Restrict the number of nodes used by an Azure Machine Learning pipeine


I have written a pipeline that I want to run on a remote compute cluster within Azure Machine Learning. My aim is to process a large amount of historical data, and to do this I will need to run the pipeline on a large number of input parameter combinations.

Is there a way to restrict the number of nodes that the pipeline uses on the cluster? By default it will use all the nodes available to the cluster, and I would like to restrict it so that it only uses a pre-defined maximum. This allows me to leave the rest of the cluster free for other users.

My current code to start the pipeline looks like this:

# Setup the pipeline
steps = [data_import_step] # Contains PythonScriptStep
pipeline = Pipeline(workspace=ws, steps=steps)
pipeline.validate()

# Big long list of historical dates that I want to process data for
dts = pd.date_range('2019-01-01', '2020-01-01', freq='6H', closed='left')
# Submit the pipeline job
for dt in dts:
    pipeline_run = Experiment(ws, 'my-pipeline-run').submit(
        pipeline,
        pipeline_parameters={
            'import_datetime': dt.strftime('%Y-%m-%dT%H:00'),
        }
    )

Solution

  • For me, the killer feature of Azure ML is not having to worry about load balancing like this. Our team has a compute target with max_nodes=100 for every feature branch and we have Hyperdrive pipelines that result in 130 runs for each pipeline.

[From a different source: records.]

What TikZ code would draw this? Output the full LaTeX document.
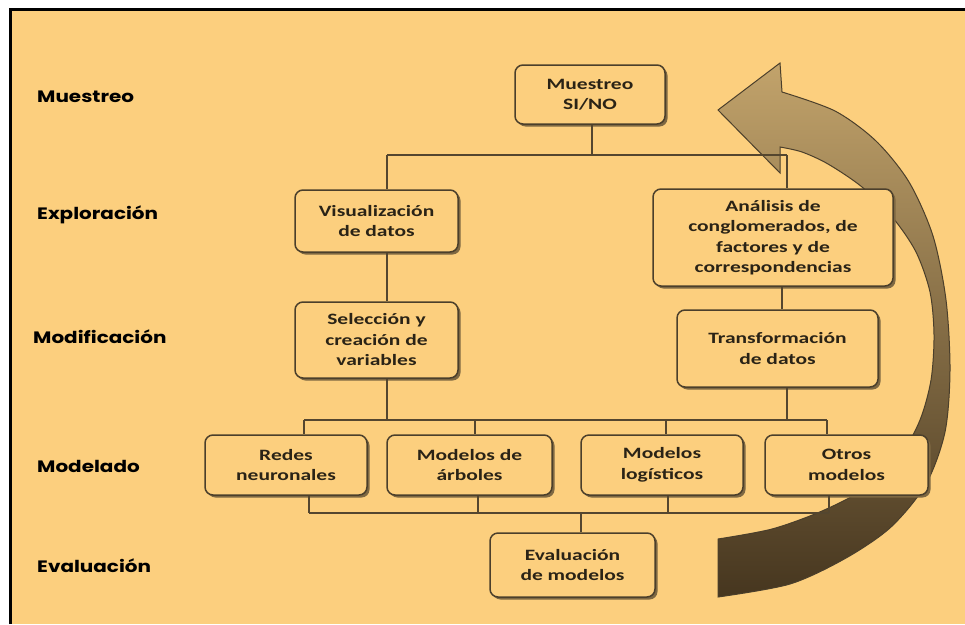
\documentclass[tikz,border=0pt]{standalone}
\usepackage{fontspec}
\newfontfamily\boxfont{Carlito}[FakeStretch=1.36]
\newfontfamily\stagefont{Poppins}[FakeStretch=1.21]
\definecolor{paper}{HTML}{FCCF7E}
\definecolor{ink}{HTML}{2A2316}
\definecolor{wire}{HTML}{54462F}
\definecolor{edge}{HTML}{4B3F2B}
\definecolor{shadowc}{HTML}{7E6842}
\definecolor{arrowtop}{HTML}{C2A36B}
\definecolor{arrowmid}{HTML}{7E6338}
\definecolor{arrowbot}{HTML}{46361F}
\tikzset{
  stage/.style={anchor=base west, inner sep=0pt, text=black,
    font=\stagefont\bfseries\fontsize{16.5}{19}\selectfont},
  stepbox/.style={rounded corners=8pt, draw=edge, line width=1.5pt, fill=paper,
    align=center, inner sep=2pt, text=ink,
    font=\boxfont\bfseries\fontsize{15.8}{20.5}\selectfont},
  link/.style={draw=wire, line width=2pt},
}
\newcommand{\shadowbox}[5]{%
  % shadow of a box: centre (#1,#2), width #3, height #4, name #5
  \fill[shadowc, rounded corners=8pt] ({#1-#3/2+2.5},{#2-#4/2+2.5}) rectangle ({#1+#3/2+2.5},{#2+#4/2+2.5});
  \node[stepbox, minimum width=#3pt, minimum height=#4pt] (#5) at (#1,#2)}
\begin{document}
\begin{tikzpicture}[x=1pt, y=-1pt]
\useasboundingbox (0,0) rectangle (965,624);
\fill[white] (0,0) rectangle (965,624);
\fill[paper] (10.5,9) rectangle (965,624);
\draw[black, line width=3pt] (10.5,624) -- (10.5,9) -- (965,9);

% stage labels
\node[stage] (lmue) at (37,102) {Muestreo};
\node[stage] (lexp) at (37,219) {Exploración};
\node[stage] (lmod) at (33,343) {Modificación};
\node[stage] (lmdl) at (37,472) {Modelado};
\node[stage] (leva) at (37,572) {Evaluación};

% curved return arrow
\shade[top color=arrowtop, middle color=arrowmid, bottom color=arrowbot,
       draw=edge, line width=1pt]
  (718,539) -- plot[smooth] coordinates {(718,539) (772,529) (822,511) (866,488) (900,456) (920,420) (931,380) (934,335) (930,292) (916,252) (893,218) (862,187) (828,164) (802,152) (780,147)}
  -- (780,173) -- (718,110) -- (780,63) -- (782,92)
  -- plot[smooth] coordinates {(782,92) (835,111) (876,141) (909,182) (933,236) (946,300) (950,370) (945,432) (926,484) (891,527) (846,558) (790,584) (718,597)}
  -- cycle;

% connector junctions
\coordinate (b1) at (592,155);
\coordinate (b1l) at (387,155);
\coordinate (b1r) at (787,155);
\coordinate (b2l) at (304,420);
\coordinate (b2r) at (827,420);
\coordinate (b2a) at (387,420);
\coordinate (b2b) at (787,420);
\coordinate (b2c) at (475,420);
\coordinate (b2d) at (666,420);
\coordinate (b3l) at (309,513);
\coordinate (b3r) at (829,513);
\coordinate (b3b) at (478,513);
\coordinate (b3c) at (668,513);
\coordinate (b3e) at (581,513);
\coordinate (cta) at (782,300);

% boxes
\shadowbox{590}{94.5}{150}{59}{mue}{Muestreo\\SI/NO};
\shadowbox{376.5}{221}{163}{62}{vis}{Visualización\\de datos};
\shadowbox{773}{237.5}{240}{97}{ana}{Análisis de\\conglomerados, de\\factores y de\\correspondencias};
\shadowbox{376.5}{340}{163}{76}{sel}{Selección y\\creación de\\variables};
\shadowbox{777.5}{348.5}{201}{77}{tra}{Transformación\\de datos};
\shadowbox{286}{465}{162}{60}{red}{Redes\\neuronales};
\shadowbox{469.5}{465}{165}{60}{arb}{Modelos de\\árboles};
\shadowbox{662}{465}{162}{60}{log}{Modelos\\logísticos};
\shadowbox{846.5}{465}{163}{60}{otr}{Otros\\modelos};
\shadowbox{572.5}{565}{165}{64}{eva}{Evaluación\\de modelos};

% connectors
\draw[link] (mue.south -| b1) -- (b1);
\draw[link] (b1l) -- (b1r);
\draw[link] (b1l) -- (vis.north -| b1l);
\draw[link] (b1r) -- (ana.north -| b1r);
\draw[link] (vis.south -| b1l) -- (sel.north -| b1l);
\draw[link] (ana.south -| cta) -- (tra.north -| cta);
\draw[link] (sel.south -| b2a) -- (b2a);
\draw[link] (tra.south -| b2b) -- (b2b);
\draw[link] (b2l) -- (b2r);
\draw[link] (b2l) -- (red.north -| b2l);
\draw[link] (b2c) -- (arb.north -| b2c);
\draw[link] (b2d) -- (log.north -| b2d);
\draw[link] (b2r) -- (otr.north -| b2r);
\draw[link] (red.south -| b3l) -- (b3l);
\draw[link] (arb.south -| b3b) -- (b3b);
\draw[link] (log.south -| b3c) -- (b3c);
\draw[link] (otr.south -| b3r) -- (b3r);
\draw[link] (b3l) -- (b3r);
\draw[link] (b3e) -- (eva.north -| b3e);
\end{tikzpicture}
\end{document}
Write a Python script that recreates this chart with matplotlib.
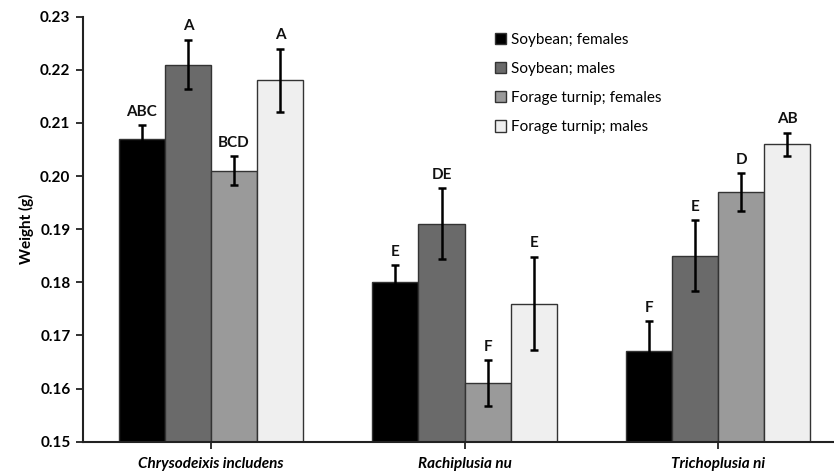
import numpy as np
import matplotlib
matplotlib.use("Agg")
import matplotlib.pyplot as plt

plt.rcParams['font.family'] = ['Lato', 'DejaVu Sans']

species = ["Chrysodeixis includens", "Rachiplusia nu", "Trichoplusia ni"]
series = ["Soybean; females", "Soybean; males",
          "Forage turnip; females", "Forage turnip; males"]
means = [
    [0.207, 0.180, 0.167],
    [0.221, 0.191, 0.185],
    [0.201, 0.161, 0.197],
    [0.218, 0.176, 0.206],
]
errors = [
    [0.0026, 0.0032, 0.0057],
    [0.0047, 0.0067, 0.0067],
    [0.0027, 0.0043, 0.0035],
    [0.0060, 0.0088, 0.0022],
]
letters = [
    ["ABC", "E", "F"],
    ["A", "DE", "E"],
    ["BCD", "F", "D"],
    ["A", "E", "AB"],
]
colors = ["#000000", "#6a6a6a", "#9a9a9a", "#efefef"]

fig = plt.figure(figsize=(8.34, 4.75), dpi=100)
ax = fig.add_axes([83 / 834, 33.3 / 475, (834 - 83) / 834, 425 / 475])

x = np.arange(len(species))
w = 0.182
for i in range(4):
    pos = x + (i - 1.5) * w
    ax.bar(pos, means[i], w, bottom=0, color=colors[i], edgecolor="#333333",
           linewidth=1.0, label=series[i], zorder=2)
    ax.errorbar(pos, means[i], yerr=errors[i], fmt="none", ecolor="#000000",
                elinewidth=1.8, capsize=3, capthick=1.8, zorder=3)
    for p, m, e, t in zip(pos, means[i], errors[i], letters[i]):
        ax.text(p, m + e + 0.0012, t, ha="center", va="bottom",
                fontsize=11, fontweight="bold", color="#111111")

ax.set_ylim(0.15, 0.23)
ax.set_xlim(-0.505, 2.457)
ax.set_yticks(np.arange(0.15, 0.2301, 0.01))
ax.set_yticklabels([f"{v:.2f}" for v in np.arange(0.15, 0.2301, 0.01)],
                   fontweight="bold", fontsize=11)
ax.set_xticks(x)
ax.set_xticklabels(species, fontstyle="italic", fontweight="bold", fontsize=11)
ax.set_ylabel("Weight (g)", fontweight="bold", fontsize=11, labelpad=4)

for s in ["top", "right"]:
    ax.spines[s].set_visible(False)
for s in ["left", "bottom"]:
    ax.spines[s].set_linewidth(1.5)
    ax.spines[s].set_color("#222222")
ax.tick_params(axis="y", length=5, width=1.3, color="#222222", pad=4)
ax.tick_params(axis="x", length=5, width=1.3, color="#222222", pad=6)

leg = ax.legend(loc="upper left", bbox_to_anchor=(0.53, 0.995), frameon=False,
                fontsize=11, handlelength=0.75, handleheight=0.75,
                handletextpad=0.3, labelspacing=1.0)

fig.savefig("out.png", dpi=100)
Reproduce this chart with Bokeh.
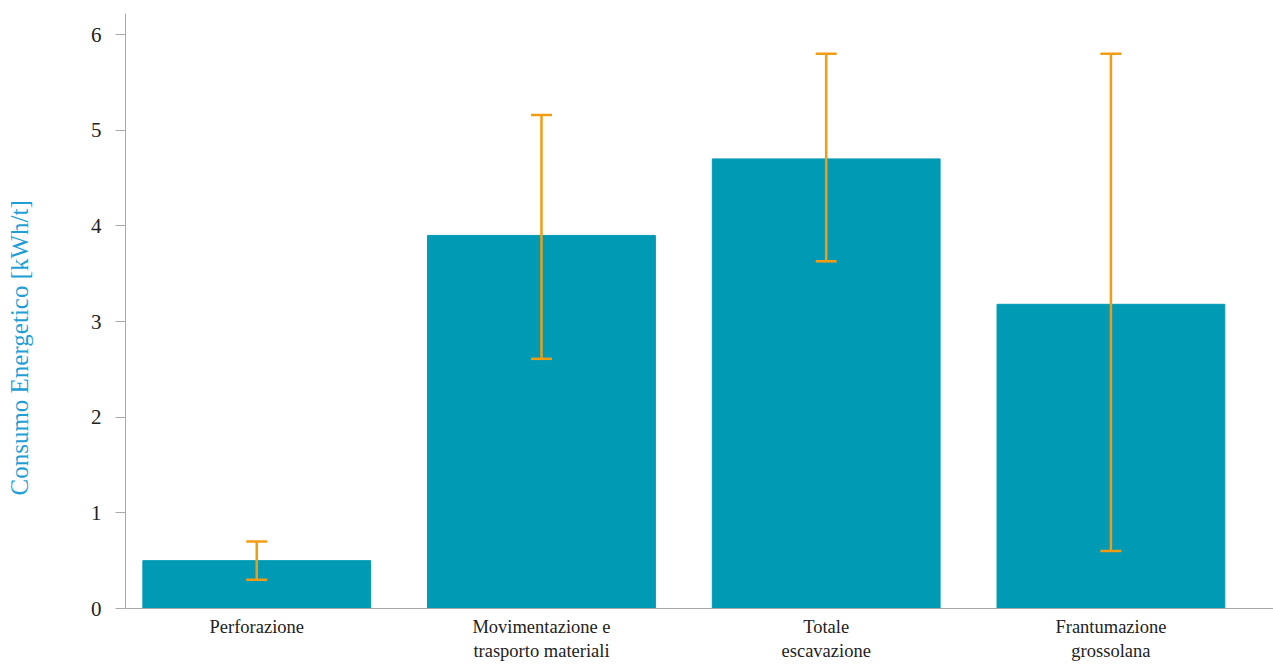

    We can submit multiple PipelineRuns back-to-back and the orchestrator does the heavy lifting of queuing, submitting, all the runs so that the PipelineRuns execute in the serial order I submitted them, and that the cluster is never overloaded. This works without issue for us 99% of the time.

    If what you're looking for is that you'd like the PipelineRuns to be executed in parallel, then you should check out ParallelRunStep.

    Another option is to isolate your computes. You can have up to 200 ComputeTargets per workspace. Two 50-node ComputeTargets cost the same as one 100-node ComputeTarget.

    On our team, we use pygit2 to have a ComputeTarget created for each feature branch, so that, as data scientists, we can be confident that we're not stepping on our coworkers' toes.